Only twenty seconds have passed. 

All of that menace is alleviated when the strings ascend in unison, lifting a burden, cutting through the fog. The iconic refrain ‘Hey Hey Hey Hey’ – sampled from Mahavishnu Orchestra’s ‘Planetary Citizen’ – punctuates this feeling as the voice soars higher and higher.

But that reprieve swiftly passes and the next moments feel more uncertain; the strings ascend then drop suddenly and that angelic refrain sounds more like a call for help with each echo. 

All the while, the tempo of that ‘Parade Strut’ beat stops me from lingering. Here, I find myself enraptured and ready to hear this song through to the end. 

Shara Nelson’s tempest-voice takes centre stage as she laments about some unknown heartbreak and the strings ebb and swell around her. For me, her mention of day and night refers to a duality that permeates the heart of this song: ecstasy and turmoil.
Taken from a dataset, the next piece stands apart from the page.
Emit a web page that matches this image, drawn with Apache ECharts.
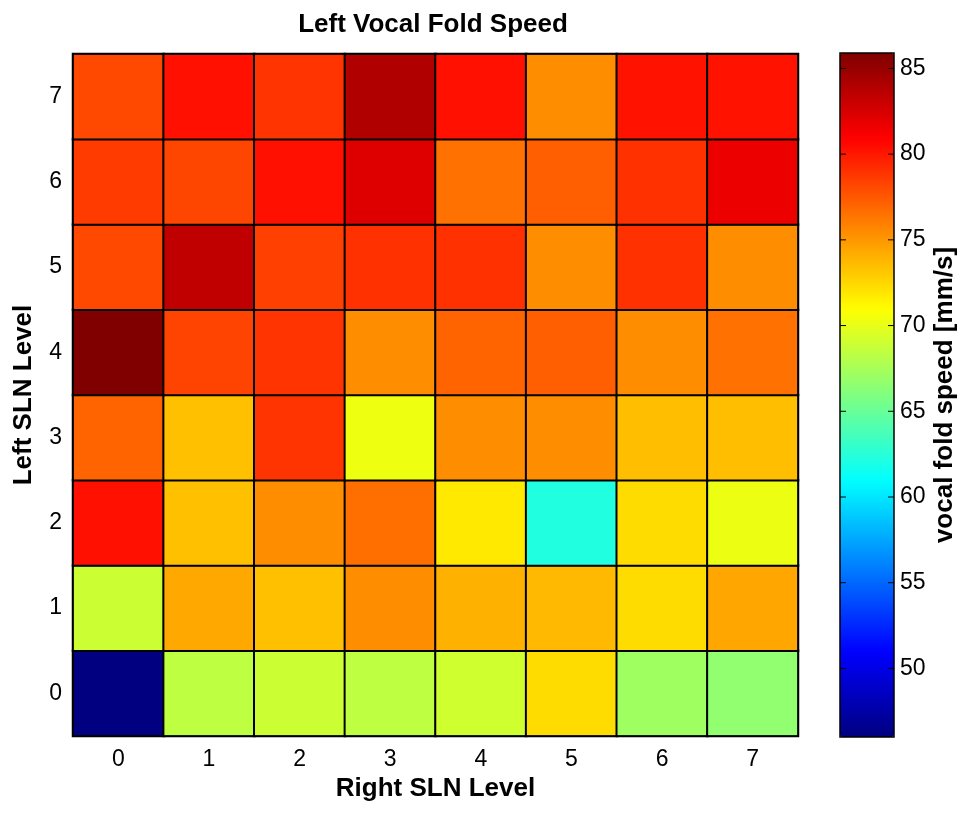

The instrumentation only serves to strengthen this duality as calculated beats and soulful strings produce a sound that is somehow warm and cold, human and mechanical.

A piano riff rolls in like an off-the-cuff remark – suave, smooth, and melancholic – that genre-bending sound taking a hint of the blues. 

Nelson’s voice falls away and all parts of the instrumentation converge – vocal samples, vinyl scratches, strings, and beats – everything has been building up to this. Momentum seems to compound with each repetition, the sound becomes heavier, more intense. A sample asks ‘Are you ready?’ and the answer is no. The string orchestra builds a wall of sound and a sense of impending grows with it. Thoughts and images flash across my mind. How did they achieve this sound? What the hell am I hearing? My disbelief is overshadowed by a brief, piercing crescendo and the wall of sound collapses, revealing the familiar beat and milk bottle percussion, and I welcome it as I collect my thoughts and catch my breath.

The vocal sample heard towards the end of the song claims ‘I don’t know where this one came from’, and I would have to agree. ‘Unfinished Sympathy’ emerged from the brains of some self-described ‘lazy Bristol twats’ and cemented itself into the canon of British music. 

I hope to hear it for more decades to come. 

P.S. Where do you think The Verve got the idea for the strings and video for ‘Bitter Sweet Symphony’?